Perhaps as much as to any other single thing, Alaska owes its wildness and the splendor of its wildlife resources to its roadlessness. The clamor to change that grows and off-road vehicle users are behind most of it. Motors invade roadless areas, wilderness-quality lands, even designated wilderness and National Parks. The Wilderness Society
believes that in Alaska, areas must be closed to recreational motorized uses, including snowmachines and helicopters. These areas should be opened only after careful planning and analysis of environmental consequences.
We also recognize the need in Alaska for exceptions to the normal restrictions placed on motorized access for customary and traditional uses.
Rapid Expansion
Off-road vehicle use and abuse have expanded exponentially in Alaska over the past two decades. Dirt bikes, all-terrain vehicles, snowmobiles, helicopters, jet skis and powerboats are taking their toll in the Great Land just as they are in the Lower 48.
That toll is well documented: damage to wetlands, water and air quality, fish habitat, anadramous streams, lake shores, rivers and bird nesting areas. As the power, range and number of these machines increase, so does the damage to the natural world. Existing laws, regulations and policies provide the necessary tools to manage ORV access in Alaska. But the agencies lack the will to use them.
Patterns of access and use are mostly created by the users and without agency planning or environmental consideration. The Alaska Department of Natural Resources says that 95 percent of south central Alaska, an area nearly 35 million acres in extent, is open to snowmobile use. And this is cross-country use, not use restricted to designated trails. But state and federal agencies are geographically evenhanded in their dereliction: they ignore off-road vehicle management in every other part of the state just as they do in south central Alaska.
Traditional Uses
The historic use of off-road vehicles in Alaska for transportation to homesites or for subsistence activities (berrypicking, fishing and hunting) is protected by the Alaska National Interest Lands Conservation Act (ANILCA). ANILCA is a special piece of U.S. land law, primarily because of its emphasis on protecting wilderness ecosystems in their entirety, including wildlife populations and cultural uses.

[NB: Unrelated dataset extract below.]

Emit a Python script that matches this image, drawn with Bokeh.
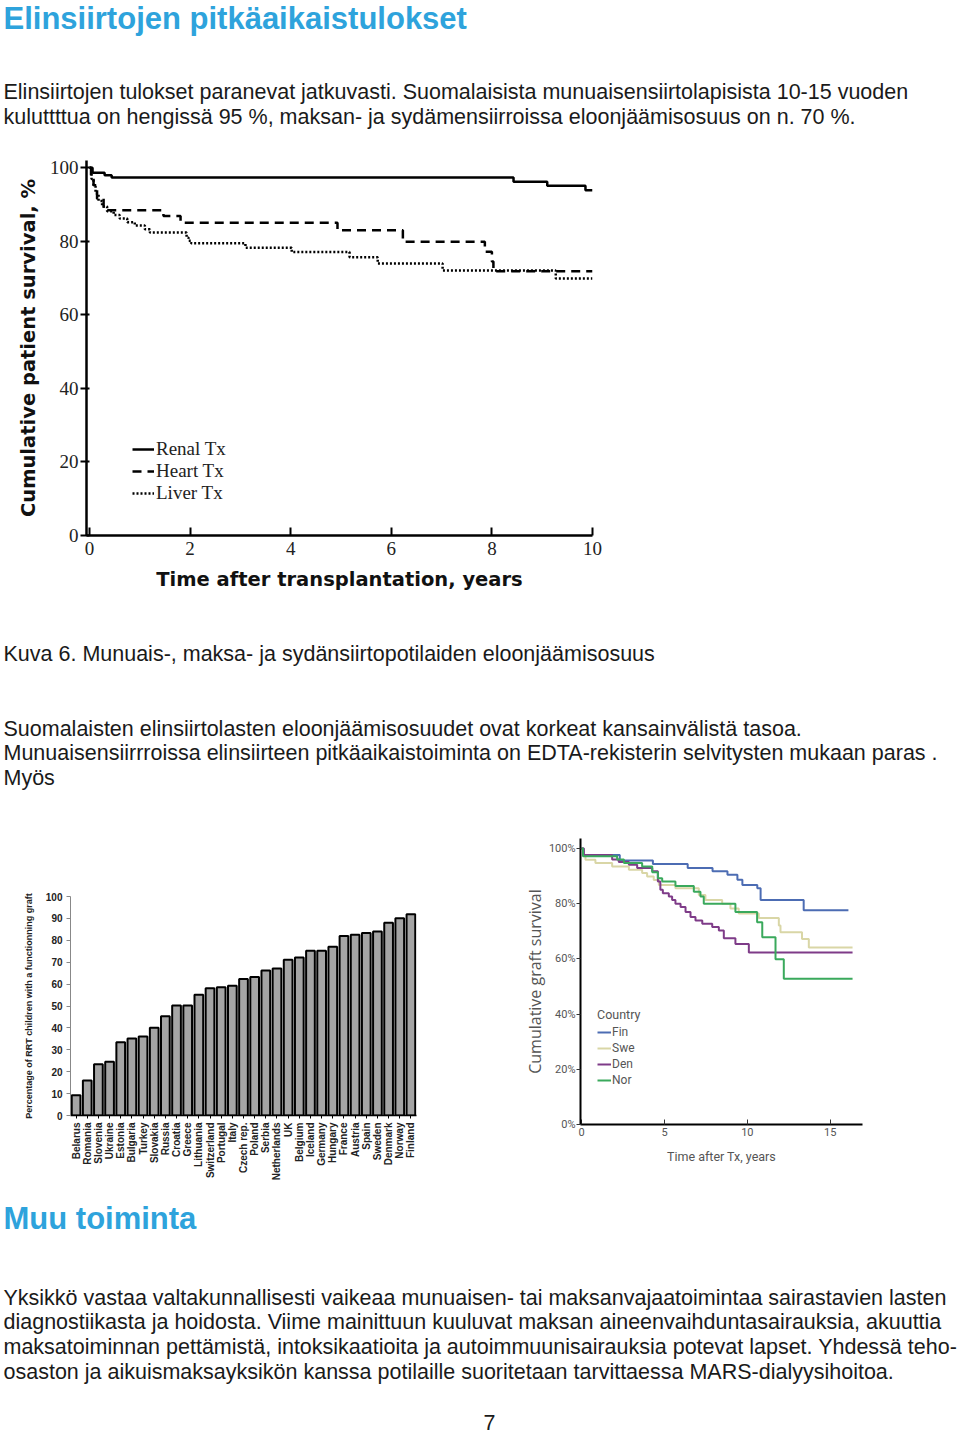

Users of motorized vehicles and industry claim that traditional use should include the destructive recreational use of these machines on our public lands. Under pressure from those motorized recreationists and industry lobbyists, land managers ignore the damage. As a result, illegal motorized use occurs in National Parks, in designated wilderness areas, in qualified candidate wilderness areas, thus threatening future wilderness designation.
Our Position
The position of The Wilderness Society and its partners is clear: In Alaska, as elsewhere, lands must be closed unless specifically opened to recreational off-road vehicle use. And they must be opened only after careful planning and environmental analysis determines the appropriateness of the use in light of other significant environmental and recreational values.
The 1866 Mining Law: Assault on Protected Landscapes
While metastasizing ORV use portends the piecemeal destruction of some of the American public's most treasured places in Alaska and elsewhere, the Interior Department now proposes to surrender them wholesale. The device by which it will accomplish that massive giveaway goes by the curious name of "RS 2477." A 19th Century artifact, it was a provision of the 1866 Mining Law. The Interior Department proposes to give it modern life and deadly effect.
The law was written at a time when the nation was encouraging settlement on the western frontier. The old statute gave miners the right to build roads across the public domain. In 1976, with the frontier clearly closed, the Congress repealed the old law but left open the opportunity for consideration of claims that predated the repeal.
Congress imposed a moratorium on processing of claims under the 1866 Mining Law several years ago. But in early January 2003, the Interior Department published a new rule that will allow it to move forward with such claims and without any public participation or environmental consideration in the process.
Using the rule, the department will simply disclaim any interest in the routes and lands involved, whether they are in wilderness areas, National Parks, National Wildlife Refuges, National Monuments, tribal or other Native lands or anywhere else.
Alaska's public lands are among those most at risk from the new scheme. Claims in Alaska could total nearly a million miles of routes, criss-crossing the state. That total gets large quickly because the State has already claimed rights of way for every section line, the invisible lines that demarcate square-mile sections of land. The Alaska Supreme Court upheld the state's right to make such an outlandish claim. And we know from statements an Interior Department official made in Alaska late in 2002, the department intends to use the new rule to transfer ownership of 22,000 lakes, streams and waterways in Alaska to the state.
The claims have almost nothing to do with legitimate transportation needs, everything to do with who controls the land, access to it and uses on it. The beneficiaries of the new rule will be dirt bikers and other ORV users (who are loudly cheering the rule), and oil and gas and mining interests. Losers will be the public whose lands these are and the air and water, fish and wildlife they now protect.